Life Keeps Moving
As I mentioned in my previous post, Been Gone For Too Long, there has been a lot of change in my life in the last two years. Have you ever went to bed one day and felt as if you finally had things the way you wanted, and then you wake up and your whole world is upside down? Well, that happened to me. My world was torn apart and I wasn’t sure what that meant for my career as an Elvis Tribute Artist (ETA).
Where It Began
If you’ve ever heard me talk about my story, you’ve heard me talk about my Grandma Linda. I can’t remember a time in my life when Elvis wasn’t involved. Grandma would play his CDs for me and taught me how to shake my legs like Elvis. My favorite memories are when she’d take me to a local donut shop and they would play Elvis on their stereo. They always offered me free donut holes if I would dance like Elvis for the other customers. That always made Grandma Linda light up. I think somehow she knew would I would one day become.
Years went by and our bond grew with our roots being planted in Elvis. We would sit around and listen to his music, watch his movies and concerts, and just talk about Elvis. I even began to call her Satnin, a nick name that Elvis had for his mother. The bond he had with his mother was exactly the same as the bond I had with Grandma Linda.
(Miss Cellania – http://bit.ly/2diaLf8)
She encouraged me to use my acting and singing skills to pay tribute to Elvis. I decided to try it and the rest took off like wild fire. Grandma Linda was my best friend, I loved her so dearly.That’s what made saying goodbye so hard.
There Goes My Everything
Our family all knew her death would be coming soon, but I don’t think a single one of us were prepared for it. When her health really started to decline I had just gotten out of a relationship and felt pretty broken. At the same time, a girl who was my best friend for about five or six years had made her way back into my life and I knew something beautiful would blossom from that. So my emotions were all over the place, and now I was fixing to lose the woman who meant so much to me.
The minutes ticked by faster than they ever had before. I guess when you the see the hour glass running out, the sand seems to fall faster. Her breaths become shorter.
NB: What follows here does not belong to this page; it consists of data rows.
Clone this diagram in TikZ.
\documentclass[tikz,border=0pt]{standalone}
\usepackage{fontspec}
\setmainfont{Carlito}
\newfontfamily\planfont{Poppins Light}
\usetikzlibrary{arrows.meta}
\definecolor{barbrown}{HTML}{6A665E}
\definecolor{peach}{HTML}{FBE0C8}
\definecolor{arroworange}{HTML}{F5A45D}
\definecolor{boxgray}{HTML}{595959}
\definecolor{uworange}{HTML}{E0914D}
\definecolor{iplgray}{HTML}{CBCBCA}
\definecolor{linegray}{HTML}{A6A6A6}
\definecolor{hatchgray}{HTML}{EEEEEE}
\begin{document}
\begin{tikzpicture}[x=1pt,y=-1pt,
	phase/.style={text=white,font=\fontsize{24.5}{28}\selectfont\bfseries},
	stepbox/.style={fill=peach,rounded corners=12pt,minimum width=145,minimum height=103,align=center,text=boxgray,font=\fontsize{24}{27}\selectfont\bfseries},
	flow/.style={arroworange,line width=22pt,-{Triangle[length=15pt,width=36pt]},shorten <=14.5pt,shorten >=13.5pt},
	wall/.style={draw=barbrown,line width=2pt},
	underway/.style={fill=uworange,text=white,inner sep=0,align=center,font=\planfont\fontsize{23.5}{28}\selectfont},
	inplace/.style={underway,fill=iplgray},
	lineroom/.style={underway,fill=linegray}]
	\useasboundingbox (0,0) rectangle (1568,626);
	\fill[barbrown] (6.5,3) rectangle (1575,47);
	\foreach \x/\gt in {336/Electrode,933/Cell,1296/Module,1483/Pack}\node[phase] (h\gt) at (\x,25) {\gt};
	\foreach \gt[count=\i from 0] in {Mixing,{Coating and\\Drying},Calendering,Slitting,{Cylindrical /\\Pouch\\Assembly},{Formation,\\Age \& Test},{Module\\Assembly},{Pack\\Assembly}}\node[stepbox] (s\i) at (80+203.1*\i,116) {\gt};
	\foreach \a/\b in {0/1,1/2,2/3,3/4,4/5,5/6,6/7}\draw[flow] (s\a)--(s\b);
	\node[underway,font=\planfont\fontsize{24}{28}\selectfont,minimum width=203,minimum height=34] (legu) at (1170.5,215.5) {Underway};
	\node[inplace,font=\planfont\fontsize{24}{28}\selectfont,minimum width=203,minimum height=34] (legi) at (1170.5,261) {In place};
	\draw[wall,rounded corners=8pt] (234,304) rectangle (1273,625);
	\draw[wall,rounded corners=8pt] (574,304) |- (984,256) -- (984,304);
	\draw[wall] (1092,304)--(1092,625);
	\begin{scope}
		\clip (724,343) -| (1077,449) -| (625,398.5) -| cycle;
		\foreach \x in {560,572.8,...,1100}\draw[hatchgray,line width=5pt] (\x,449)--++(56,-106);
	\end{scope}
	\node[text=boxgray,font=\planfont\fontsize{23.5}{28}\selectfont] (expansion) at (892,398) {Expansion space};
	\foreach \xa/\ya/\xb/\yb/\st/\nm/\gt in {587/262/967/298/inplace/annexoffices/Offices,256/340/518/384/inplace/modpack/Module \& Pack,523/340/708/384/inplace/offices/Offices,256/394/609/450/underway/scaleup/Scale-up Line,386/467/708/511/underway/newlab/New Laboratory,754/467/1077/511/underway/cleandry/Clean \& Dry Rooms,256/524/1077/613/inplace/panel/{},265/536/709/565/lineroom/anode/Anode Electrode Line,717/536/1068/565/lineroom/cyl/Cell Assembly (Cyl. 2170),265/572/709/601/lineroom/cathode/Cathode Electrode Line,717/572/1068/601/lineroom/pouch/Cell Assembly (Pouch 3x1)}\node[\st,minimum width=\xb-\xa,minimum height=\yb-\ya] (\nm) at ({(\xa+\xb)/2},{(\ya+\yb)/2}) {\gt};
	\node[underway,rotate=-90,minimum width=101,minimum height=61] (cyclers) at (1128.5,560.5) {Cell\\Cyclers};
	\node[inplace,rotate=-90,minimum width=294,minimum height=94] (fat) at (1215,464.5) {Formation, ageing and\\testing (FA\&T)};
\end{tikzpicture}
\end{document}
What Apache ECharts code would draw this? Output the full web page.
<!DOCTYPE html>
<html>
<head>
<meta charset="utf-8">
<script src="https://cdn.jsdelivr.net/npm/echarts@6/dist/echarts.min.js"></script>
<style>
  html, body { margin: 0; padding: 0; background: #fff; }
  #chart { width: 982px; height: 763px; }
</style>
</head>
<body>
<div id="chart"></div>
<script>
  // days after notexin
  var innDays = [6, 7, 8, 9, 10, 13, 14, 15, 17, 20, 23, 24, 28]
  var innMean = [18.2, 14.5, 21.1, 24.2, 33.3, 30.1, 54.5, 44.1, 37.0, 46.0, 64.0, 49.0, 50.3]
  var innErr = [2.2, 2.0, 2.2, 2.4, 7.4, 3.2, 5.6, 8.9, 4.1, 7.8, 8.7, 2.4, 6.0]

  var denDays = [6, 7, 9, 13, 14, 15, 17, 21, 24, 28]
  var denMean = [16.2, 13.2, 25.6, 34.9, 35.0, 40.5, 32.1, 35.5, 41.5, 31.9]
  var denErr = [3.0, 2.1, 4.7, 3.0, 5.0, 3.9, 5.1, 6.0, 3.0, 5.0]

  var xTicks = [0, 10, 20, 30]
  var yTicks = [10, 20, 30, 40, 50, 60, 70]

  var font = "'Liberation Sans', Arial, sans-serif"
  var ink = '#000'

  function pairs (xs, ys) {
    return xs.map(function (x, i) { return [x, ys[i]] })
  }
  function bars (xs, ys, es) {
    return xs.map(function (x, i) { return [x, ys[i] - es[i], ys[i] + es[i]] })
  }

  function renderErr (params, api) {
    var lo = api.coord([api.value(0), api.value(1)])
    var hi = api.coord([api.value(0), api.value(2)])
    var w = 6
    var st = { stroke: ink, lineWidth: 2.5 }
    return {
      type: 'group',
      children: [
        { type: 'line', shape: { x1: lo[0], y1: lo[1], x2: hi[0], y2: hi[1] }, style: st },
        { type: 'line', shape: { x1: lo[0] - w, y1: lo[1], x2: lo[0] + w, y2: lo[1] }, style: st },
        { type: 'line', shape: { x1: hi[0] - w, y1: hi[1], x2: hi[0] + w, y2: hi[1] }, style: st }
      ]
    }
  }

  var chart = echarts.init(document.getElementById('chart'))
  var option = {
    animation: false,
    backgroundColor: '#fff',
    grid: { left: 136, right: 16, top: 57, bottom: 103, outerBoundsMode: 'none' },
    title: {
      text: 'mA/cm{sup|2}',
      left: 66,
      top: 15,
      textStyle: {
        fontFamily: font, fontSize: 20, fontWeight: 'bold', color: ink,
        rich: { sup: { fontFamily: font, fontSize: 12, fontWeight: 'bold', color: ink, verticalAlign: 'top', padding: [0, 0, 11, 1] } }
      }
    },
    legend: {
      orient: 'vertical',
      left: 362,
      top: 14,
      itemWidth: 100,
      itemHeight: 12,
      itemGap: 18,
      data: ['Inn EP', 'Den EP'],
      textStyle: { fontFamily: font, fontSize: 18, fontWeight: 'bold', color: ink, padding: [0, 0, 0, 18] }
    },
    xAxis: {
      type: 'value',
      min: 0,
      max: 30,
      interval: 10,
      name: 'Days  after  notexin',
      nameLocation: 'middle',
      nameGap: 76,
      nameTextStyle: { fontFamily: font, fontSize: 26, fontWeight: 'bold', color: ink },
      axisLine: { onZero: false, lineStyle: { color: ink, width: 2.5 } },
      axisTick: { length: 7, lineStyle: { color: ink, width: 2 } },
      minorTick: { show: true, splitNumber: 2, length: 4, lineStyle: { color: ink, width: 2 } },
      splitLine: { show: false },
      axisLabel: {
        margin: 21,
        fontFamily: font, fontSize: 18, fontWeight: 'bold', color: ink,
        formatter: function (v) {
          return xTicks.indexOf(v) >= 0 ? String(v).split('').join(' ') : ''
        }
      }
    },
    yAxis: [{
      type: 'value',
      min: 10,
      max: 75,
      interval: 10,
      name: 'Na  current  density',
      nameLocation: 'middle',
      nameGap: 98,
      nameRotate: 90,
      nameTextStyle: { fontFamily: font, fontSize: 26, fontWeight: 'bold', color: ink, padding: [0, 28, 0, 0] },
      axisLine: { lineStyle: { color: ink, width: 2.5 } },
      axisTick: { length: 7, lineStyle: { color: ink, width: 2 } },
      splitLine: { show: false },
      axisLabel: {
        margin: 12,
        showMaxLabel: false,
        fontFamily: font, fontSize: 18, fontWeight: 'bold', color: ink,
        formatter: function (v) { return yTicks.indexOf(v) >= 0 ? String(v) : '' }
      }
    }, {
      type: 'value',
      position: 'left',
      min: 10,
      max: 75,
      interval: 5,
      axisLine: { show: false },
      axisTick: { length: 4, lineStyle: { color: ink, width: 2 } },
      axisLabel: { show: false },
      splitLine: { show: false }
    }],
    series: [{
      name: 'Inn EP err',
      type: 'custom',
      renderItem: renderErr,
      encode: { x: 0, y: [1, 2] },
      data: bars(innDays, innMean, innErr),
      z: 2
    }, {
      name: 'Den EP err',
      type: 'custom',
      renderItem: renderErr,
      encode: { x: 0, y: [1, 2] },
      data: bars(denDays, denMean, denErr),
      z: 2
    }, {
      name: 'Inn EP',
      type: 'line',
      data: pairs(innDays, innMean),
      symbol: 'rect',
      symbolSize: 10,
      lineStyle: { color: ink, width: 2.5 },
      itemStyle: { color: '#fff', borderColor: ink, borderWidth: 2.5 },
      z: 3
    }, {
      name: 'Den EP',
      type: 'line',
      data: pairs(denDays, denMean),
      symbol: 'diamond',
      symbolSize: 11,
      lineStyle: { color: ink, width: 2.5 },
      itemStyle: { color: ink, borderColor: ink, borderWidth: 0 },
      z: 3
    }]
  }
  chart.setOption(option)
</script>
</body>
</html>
You could see her heart working so hard to sustain life its vessel. I braced for the impact. Then it happened.
With her family surrounding her, she took her final breath. There was a stillness in the room… then the faint weeping. My mother kissed her on the forehead and told her mother goodbye. My best friend, my Grandma, my Satnin was gone.
I can level a little bit with how Elvis and his Father must have felt when his Mother passed. I know now what it’s like to wake up and have your life changed forever. I know how it must have felt for him. How do you continue doing what you love when the reason for it is gone?
(Stacey Regeline – Vintage Portraits – http://bit.ly/2dSVP6b)
Linda On My Mind
I can’t speak for Elvis; I can only speak for myself. I knew life was going to keep moving, so I had to do the same. I had to sing, even when I wanted to cry. I had to dance, when all I wanted to do was break down. I had to entertain, even though part of me had died. Now I do it all for her. Every leap of faith, every song, every time I shake my legs and people go wild… it’s all for her. It’s all for my Satnin.
(Me and Grandma Linda – 2014 Branson Elvis Festival. A dream come true for both of us.)